** START OF GIVEN DATA **

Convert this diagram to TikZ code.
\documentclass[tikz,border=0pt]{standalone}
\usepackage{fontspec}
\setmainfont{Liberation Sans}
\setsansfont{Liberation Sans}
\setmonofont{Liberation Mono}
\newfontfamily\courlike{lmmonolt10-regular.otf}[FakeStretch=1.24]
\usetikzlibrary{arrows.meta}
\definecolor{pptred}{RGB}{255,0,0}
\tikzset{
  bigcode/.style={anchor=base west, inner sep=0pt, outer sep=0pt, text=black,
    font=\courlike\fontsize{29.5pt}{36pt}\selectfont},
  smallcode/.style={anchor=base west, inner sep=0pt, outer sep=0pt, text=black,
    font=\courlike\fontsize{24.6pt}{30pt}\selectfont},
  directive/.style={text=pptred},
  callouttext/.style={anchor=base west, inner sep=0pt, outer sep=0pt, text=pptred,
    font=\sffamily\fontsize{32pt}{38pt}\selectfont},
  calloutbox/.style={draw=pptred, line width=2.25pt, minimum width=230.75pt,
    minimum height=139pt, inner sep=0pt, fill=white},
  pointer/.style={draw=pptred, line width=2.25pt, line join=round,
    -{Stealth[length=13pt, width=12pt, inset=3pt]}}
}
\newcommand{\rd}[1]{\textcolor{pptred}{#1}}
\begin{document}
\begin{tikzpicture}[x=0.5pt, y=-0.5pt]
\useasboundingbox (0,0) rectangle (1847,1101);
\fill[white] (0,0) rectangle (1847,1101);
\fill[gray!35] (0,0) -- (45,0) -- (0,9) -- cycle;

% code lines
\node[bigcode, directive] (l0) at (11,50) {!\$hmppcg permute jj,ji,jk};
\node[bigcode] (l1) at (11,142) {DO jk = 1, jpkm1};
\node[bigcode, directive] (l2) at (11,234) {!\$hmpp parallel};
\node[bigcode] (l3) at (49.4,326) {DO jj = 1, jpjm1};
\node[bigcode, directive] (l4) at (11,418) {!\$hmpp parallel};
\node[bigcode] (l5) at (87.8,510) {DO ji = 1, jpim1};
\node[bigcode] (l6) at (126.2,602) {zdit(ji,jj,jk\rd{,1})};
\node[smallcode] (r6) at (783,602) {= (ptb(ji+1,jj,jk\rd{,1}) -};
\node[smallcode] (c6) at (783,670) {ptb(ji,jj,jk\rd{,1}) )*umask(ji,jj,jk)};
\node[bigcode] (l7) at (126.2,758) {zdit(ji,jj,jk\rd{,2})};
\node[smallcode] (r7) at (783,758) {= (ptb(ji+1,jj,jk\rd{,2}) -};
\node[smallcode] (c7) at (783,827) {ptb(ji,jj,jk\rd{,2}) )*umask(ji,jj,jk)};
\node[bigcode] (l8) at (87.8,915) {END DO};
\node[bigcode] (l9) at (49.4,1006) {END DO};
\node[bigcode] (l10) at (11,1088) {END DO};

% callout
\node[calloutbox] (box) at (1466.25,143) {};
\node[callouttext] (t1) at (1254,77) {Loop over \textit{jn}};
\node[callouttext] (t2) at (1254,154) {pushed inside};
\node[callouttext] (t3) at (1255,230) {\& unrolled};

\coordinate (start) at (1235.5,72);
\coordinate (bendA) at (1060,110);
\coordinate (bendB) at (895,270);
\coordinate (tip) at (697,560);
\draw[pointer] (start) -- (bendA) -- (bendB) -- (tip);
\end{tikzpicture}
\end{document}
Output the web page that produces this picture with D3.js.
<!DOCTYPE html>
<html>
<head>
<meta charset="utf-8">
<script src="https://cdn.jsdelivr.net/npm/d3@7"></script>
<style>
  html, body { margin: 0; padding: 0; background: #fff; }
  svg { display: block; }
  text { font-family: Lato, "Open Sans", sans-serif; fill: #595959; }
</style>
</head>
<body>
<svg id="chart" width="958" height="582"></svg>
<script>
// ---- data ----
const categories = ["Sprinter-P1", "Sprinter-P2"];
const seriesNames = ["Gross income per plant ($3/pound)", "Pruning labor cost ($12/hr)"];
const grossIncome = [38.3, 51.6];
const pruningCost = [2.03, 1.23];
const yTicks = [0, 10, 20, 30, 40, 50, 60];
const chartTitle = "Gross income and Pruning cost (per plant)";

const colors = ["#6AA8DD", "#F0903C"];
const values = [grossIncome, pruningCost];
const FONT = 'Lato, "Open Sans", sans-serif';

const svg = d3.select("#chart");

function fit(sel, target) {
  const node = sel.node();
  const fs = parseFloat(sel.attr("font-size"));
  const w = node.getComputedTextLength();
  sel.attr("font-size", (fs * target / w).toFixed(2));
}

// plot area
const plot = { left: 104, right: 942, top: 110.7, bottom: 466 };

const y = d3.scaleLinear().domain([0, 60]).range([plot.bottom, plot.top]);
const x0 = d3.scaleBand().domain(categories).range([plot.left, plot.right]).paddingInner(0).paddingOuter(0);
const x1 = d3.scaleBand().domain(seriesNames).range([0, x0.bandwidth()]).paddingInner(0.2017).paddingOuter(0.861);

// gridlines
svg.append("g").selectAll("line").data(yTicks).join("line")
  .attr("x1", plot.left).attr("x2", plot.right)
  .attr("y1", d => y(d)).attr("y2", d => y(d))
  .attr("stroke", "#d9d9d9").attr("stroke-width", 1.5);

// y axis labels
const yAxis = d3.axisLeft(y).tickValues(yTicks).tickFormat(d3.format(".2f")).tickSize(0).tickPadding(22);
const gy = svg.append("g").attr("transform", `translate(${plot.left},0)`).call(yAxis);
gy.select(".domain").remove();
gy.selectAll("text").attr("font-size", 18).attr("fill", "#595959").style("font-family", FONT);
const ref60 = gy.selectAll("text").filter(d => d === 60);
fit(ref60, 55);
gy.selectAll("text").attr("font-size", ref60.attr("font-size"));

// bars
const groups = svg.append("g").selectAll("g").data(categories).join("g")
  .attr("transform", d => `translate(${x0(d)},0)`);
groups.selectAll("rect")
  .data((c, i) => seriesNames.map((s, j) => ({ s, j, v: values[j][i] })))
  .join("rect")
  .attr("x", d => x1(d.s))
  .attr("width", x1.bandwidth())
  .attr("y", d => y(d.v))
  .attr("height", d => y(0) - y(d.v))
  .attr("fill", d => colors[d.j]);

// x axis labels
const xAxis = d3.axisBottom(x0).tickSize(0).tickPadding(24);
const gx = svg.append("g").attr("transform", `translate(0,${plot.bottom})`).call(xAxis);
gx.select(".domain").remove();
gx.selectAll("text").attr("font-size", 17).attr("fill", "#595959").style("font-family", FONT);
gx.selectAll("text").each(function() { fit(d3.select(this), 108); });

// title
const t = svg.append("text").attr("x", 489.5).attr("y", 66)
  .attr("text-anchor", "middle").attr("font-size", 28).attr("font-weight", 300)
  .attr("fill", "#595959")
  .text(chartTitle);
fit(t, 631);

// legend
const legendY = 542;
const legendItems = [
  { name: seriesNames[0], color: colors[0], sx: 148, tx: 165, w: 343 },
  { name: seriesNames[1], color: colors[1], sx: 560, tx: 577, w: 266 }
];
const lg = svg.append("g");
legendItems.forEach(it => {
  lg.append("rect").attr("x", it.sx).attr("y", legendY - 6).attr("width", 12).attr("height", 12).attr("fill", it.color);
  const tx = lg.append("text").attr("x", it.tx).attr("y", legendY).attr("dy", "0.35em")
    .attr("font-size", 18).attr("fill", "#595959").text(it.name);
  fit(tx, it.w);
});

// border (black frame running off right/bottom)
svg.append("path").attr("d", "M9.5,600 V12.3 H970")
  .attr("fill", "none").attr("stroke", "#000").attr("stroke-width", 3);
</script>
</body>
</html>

** END OF GIVEN DATA **

> [PROMPT]: Give the number of lines in the data that contain "this", with no other words.

> [REPLY TO THE EXERCISE]: 3